I can’t understand why this happens. I’m avaiable for further clarifications.
This is common when using HTTP/2, which is the default on Cloud Run because Google Cloud Run buffers the response before sending it.
Here are the workarounds based on Google Cloud Documentation:
HTTP/2 and Response Buffering: Cloud Run uses HTTP/2 by default, and HTTP/2 typically requires the entire response to be prepared before it is sent. This can result in buffering of your data until the entire stream is ready to be delivered.
Increase Cloud Run Timeout: If your function is taking longer than the default timeout, increase the timeout limit for your Cloud Run service. The default timeout is 15 minutes, but you can extend it up to 60 minutes.
FastAPI Configuration: Make sure you’re using the latest versions of FastAPI to ensure proper async handling. (Please note to utilize this link with caution since this is not maintained by Google and could be inaccurate or outdated.)
Configure Cloud Run Resources: Check your Cloud Run resource configuration (memory and CPU allocation) to ensure that your service has enough resources to handle the streaming request effectively.
Was this helpful? If so, please accept this answer as “Solution”. If you need additional assistance, reply here within 2 business days and I’ll be happy to help.
HTTP/2 and Response Buffering: So the problem is the buffering, can I disable it?
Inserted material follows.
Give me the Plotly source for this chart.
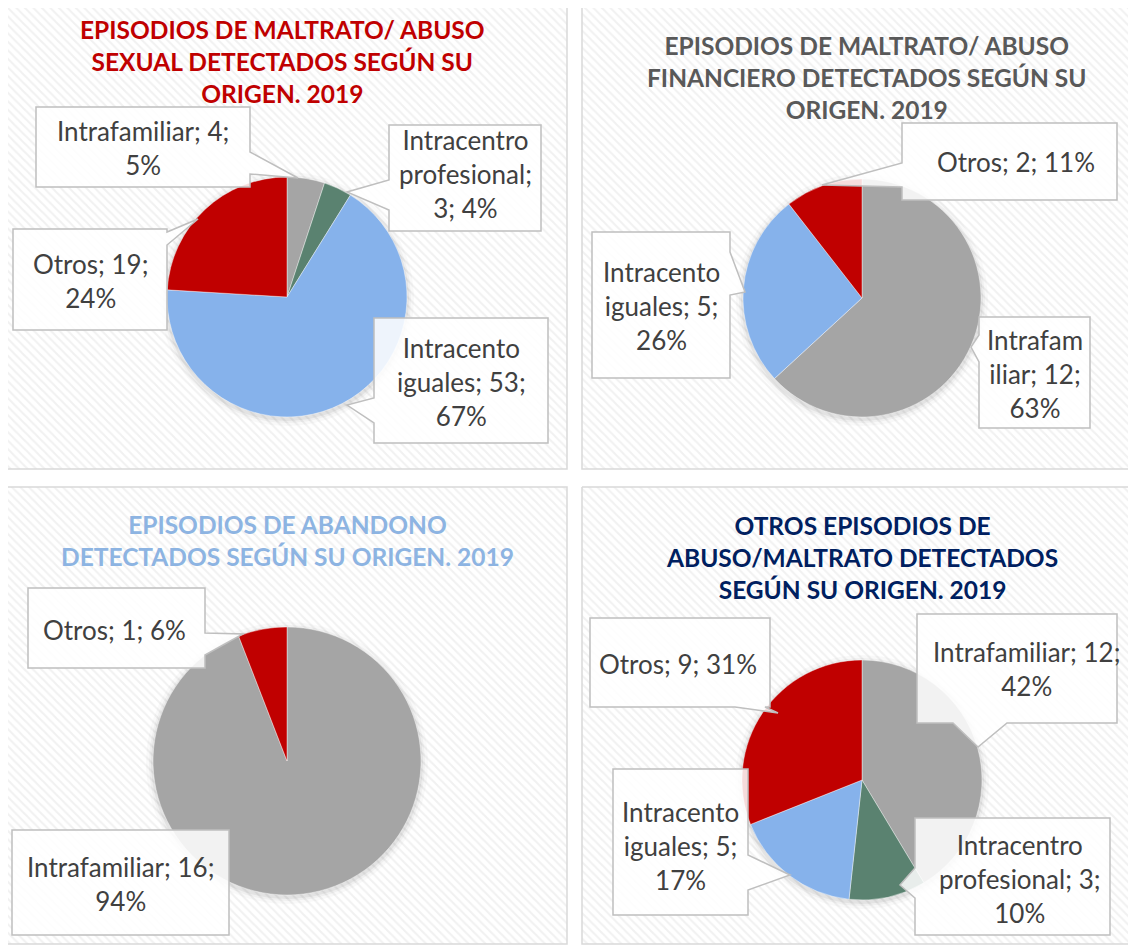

Increase Cloud Run Timeout: It is strange, the function takes around 15 seconds, sending a chunk every 5. The problem is that I have to add additional chunks so it is not possible to have such a slow response. I need to have streaming, it is supported on AWS.
FastAPI Configuration: I’m using the last fastapi module and it works properly locally, so I guess it is configured correctly.
Configure Cloud Run Resources: It is not so heavy on memory, btw I have 2gb ram and 1 cpu. With is more than enough for 1 instance but it does not work.
Is there any workaround? Or should I swith to some other cloud services?